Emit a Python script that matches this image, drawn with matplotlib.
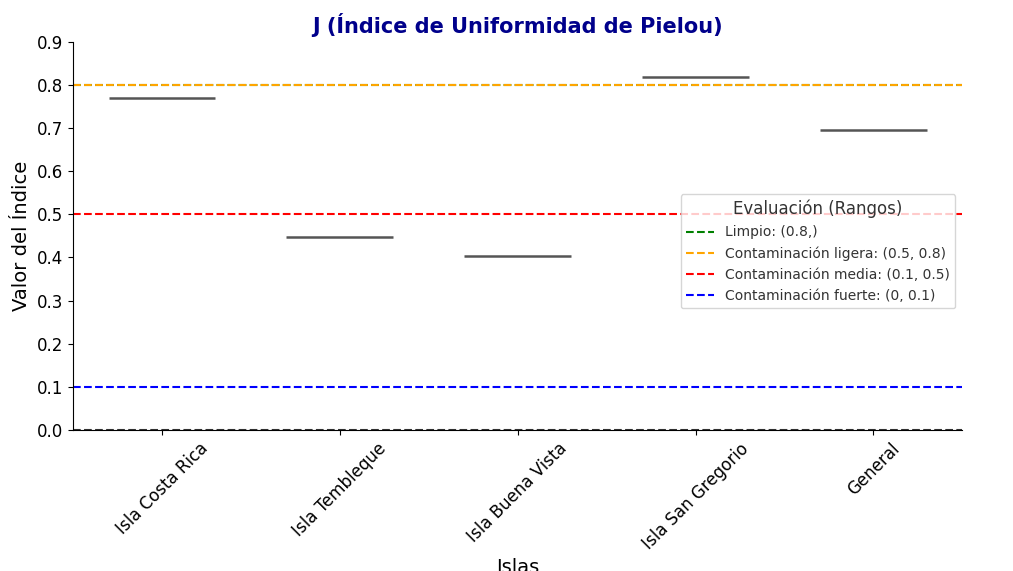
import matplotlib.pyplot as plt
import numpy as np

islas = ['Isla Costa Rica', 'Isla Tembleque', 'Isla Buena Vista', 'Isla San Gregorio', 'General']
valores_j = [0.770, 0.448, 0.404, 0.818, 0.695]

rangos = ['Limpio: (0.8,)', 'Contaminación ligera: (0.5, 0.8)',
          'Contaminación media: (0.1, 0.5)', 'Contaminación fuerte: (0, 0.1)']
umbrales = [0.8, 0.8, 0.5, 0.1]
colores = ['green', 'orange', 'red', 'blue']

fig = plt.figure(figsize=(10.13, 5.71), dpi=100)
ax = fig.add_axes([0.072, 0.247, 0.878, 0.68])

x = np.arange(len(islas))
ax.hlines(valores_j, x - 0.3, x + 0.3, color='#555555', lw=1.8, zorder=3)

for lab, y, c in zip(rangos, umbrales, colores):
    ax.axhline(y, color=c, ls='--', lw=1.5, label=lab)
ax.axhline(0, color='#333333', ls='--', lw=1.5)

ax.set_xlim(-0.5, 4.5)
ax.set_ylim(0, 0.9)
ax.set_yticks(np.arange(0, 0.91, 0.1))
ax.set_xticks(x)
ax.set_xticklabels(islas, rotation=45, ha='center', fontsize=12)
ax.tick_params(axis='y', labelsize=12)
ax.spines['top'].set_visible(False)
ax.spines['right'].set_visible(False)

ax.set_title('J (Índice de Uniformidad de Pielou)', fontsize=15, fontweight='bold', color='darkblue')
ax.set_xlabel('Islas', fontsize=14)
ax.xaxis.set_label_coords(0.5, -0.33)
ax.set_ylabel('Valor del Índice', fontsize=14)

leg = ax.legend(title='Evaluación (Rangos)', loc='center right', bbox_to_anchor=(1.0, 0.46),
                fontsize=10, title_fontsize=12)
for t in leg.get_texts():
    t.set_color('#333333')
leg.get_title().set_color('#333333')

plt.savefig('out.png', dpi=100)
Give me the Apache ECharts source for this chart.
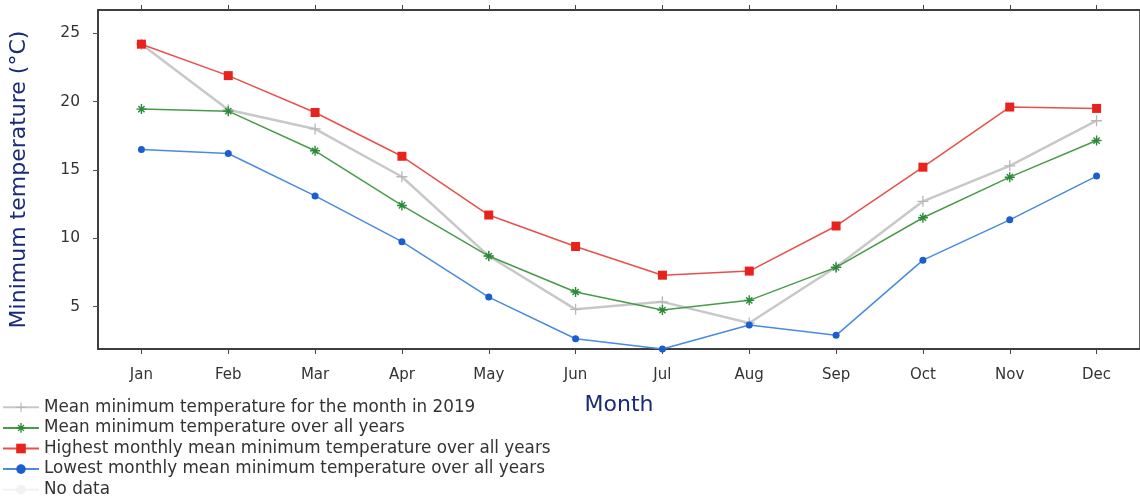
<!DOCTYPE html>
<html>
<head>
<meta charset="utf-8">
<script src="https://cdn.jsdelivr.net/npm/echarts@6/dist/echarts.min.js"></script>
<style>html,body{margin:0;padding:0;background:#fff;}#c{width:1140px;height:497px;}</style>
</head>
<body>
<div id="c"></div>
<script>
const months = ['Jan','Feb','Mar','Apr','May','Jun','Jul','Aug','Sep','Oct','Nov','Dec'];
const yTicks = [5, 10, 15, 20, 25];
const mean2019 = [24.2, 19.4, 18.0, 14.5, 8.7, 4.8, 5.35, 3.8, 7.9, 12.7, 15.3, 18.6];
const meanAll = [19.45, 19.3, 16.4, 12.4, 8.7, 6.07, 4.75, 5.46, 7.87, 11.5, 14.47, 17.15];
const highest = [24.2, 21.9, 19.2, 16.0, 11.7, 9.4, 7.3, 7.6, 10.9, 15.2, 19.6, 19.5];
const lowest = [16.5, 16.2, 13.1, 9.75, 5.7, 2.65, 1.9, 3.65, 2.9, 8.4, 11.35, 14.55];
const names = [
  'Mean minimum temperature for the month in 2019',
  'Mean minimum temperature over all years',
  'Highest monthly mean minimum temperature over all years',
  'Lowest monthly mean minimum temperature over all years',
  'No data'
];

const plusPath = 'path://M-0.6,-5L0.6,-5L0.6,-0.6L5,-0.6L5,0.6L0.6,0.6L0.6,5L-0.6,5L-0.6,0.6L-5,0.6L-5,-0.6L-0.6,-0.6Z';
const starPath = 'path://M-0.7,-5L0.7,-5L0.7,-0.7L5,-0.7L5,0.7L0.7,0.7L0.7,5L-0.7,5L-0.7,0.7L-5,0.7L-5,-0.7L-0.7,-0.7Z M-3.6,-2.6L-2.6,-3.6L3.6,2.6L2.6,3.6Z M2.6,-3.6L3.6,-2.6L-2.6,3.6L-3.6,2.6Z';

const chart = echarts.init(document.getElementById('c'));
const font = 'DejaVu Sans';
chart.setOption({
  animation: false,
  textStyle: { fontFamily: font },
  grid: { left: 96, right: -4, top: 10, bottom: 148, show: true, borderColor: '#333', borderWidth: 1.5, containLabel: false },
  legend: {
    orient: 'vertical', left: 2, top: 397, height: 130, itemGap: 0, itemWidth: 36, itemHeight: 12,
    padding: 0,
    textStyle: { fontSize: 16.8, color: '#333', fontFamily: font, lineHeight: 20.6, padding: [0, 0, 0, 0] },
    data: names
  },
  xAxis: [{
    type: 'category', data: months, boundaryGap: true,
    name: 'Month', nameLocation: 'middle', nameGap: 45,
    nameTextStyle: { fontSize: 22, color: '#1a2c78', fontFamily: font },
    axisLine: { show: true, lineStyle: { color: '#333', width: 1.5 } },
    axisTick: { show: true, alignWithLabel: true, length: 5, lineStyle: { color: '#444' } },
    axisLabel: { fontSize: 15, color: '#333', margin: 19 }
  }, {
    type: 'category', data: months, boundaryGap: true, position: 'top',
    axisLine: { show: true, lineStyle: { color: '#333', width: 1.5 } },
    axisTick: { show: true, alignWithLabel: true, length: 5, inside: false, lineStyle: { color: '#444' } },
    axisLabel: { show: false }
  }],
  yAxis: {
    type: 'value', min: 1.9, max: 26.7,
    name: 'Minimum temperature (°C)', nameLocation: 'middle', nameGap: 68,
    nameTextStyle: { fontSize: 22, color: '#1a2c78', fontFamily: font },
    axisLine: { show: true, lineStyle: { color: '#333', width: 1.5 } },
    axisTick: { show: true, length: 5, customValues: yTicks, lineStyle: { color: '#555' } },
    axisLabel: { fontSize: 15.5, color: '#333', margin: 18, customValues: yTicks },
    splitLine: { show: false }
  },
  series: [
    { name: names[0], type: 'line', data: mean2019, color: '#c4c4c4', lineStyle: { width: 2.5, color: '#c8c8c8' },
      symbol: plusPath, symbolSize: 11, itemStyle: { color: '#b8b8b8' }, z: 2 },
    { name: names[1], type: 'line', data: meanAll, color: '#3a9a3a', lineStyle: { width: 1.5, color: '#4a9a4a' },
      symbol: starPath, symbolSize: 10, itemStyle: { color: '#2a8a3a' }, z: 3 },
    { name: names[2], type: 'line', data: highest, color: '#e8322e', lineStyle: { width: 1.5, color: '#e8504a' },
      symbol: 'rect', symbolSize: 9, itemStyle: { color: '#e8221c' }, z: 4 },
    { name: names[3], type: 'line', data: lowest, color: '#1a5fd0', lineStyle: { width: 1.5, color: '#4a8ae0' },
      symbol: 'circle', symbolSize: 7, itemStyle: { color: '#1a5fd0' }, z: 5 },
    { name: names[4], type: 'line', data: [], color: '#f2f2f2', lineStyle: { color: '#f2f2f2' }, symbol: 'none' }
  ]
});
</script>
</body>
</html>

· · · · · · ·

■ Given request
Pictures stay out. Repeat only the lines from the beginning of the data through the line that has "ax.spines['right'].set_visible(False)".

■ Answer for this exercise
Emit a Python script that matches this image, drawn with matplotlib.
import matplotlib.pyplot as plt
import numpy as np

islas = ['Isla Costa Rica', 'Isla Tembleque', 'Isla Buena Vista', 'Isla San Gregorio', 'General']
valores_j = [0.770, 0.448, 0.404, 0.818, 0.695]

rangos = ['Limpio: (0.8,)', 'Contaminación ligera: (0.5, 0.8)',
          'Contaminación media: (0.1, 0.5)', 'Contaminación fuerte: (0, 0.1)']
umbrales = [0.8, 0.8, 0.5, 0.1]
colores = ['green', 'orange', 'red', 'blue']

fig = plt.figure(figsize=(10.13, 5.71), dpi=100)
ax = fig.add_axes([0.072, 0.247, 0.878, 0.68])

x = np.arange(len(islas))
ax.hlines(valores_j, x - 0.3, x + 0.3, color='#555555', lw=1.8, zorder=3)

for lab, y, c in zip(rangos, umbrales, colores):
    ax.axhline(y, color=c, ls='--', lw=1.5, label=lab)
ax.axhline(0, color='#333333', ls='--', lw=1.5)

ax.set_xlim(-0.5, 4.5)
ax.set_ylim(0, 0.9)
ax.set_yticks(np.arange(0, 0.91, 0.1))
ax.set_xticks(x)
ax.set_xticklabels(islas, rotation=45, ha='center', fontsize=12)
ax.tick_params(axis='y', labelsize=12)
ax.spines['top'].set_visible(False)
ax.spines['right'].set_visible(False)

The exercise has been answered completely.